Exactly 293 days after the first case of COVID-19 was recorded in Serbia, vaccination against the coronavirus, which has so far claimed more than 1.7 million lives worldwide, has begun.
Today, the Prime Minister of Serbia Ana Brnabić, and the Minister of Labor and Social Affairs Darija Kisić Tepavčević, received the first doses of vaccines at the Torlak Institute.
Government officials said they wanted to set an example to encourage the population and show that the vaccine is safe.
“As Prime Minister and as someone who leads the COVID-19 Crisis Response Team, I felt obliged to be the first to receive the vaccine, to show that we believe in it, as well as in our institutions”, said Ana Brnabić.
At the moment we have the Pfizer-BioNTech vaccine, and the vaccines from the Chinese Sinopharm are expected in the near future, as well as certain quantities of the Russian vaccine Sputnik V.
Brnabic, who is the first European Prime Minister to receive the vaccine, pointed out that this day marks the beginning of the end of the coronavirus pandemic in Serbia, but also in Europe and the world.

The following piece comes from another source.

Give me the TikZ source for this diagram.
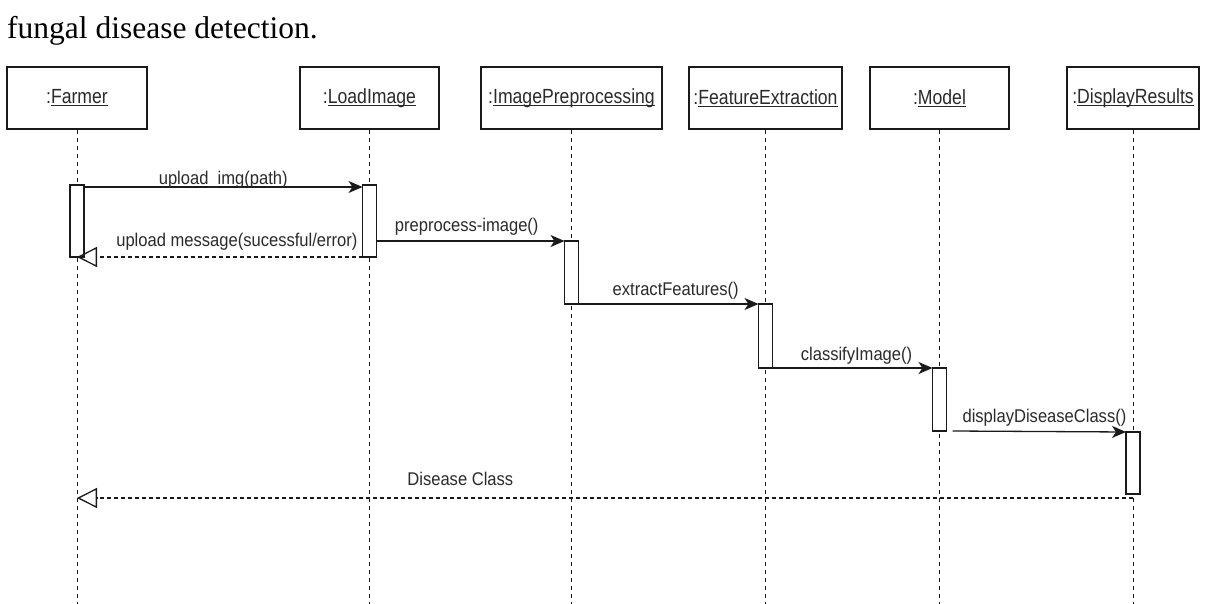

Although the President of Serbia, Aleksandar Vučić, previously announced that a million doses would arrive in Serbia at the end of December, 5,000 doses of Pfizer-BioNTech vaccine, which is already in use in the United States and Britain.
Meanwhile, European Union countries plan to roll out the vaccine on 27 December.
According to the vaccination plan, the vaccine should first be given to people older than 70 in nursing homes. After the officials and people in the nursing homes, in 15 days, it is the turn of the health workers.
Mass vaccination could start in April next year, announced the Minister of Health, Zlatibor Lončar. Vaccination in Serbia will be voluntary and free, officials said on several occasions.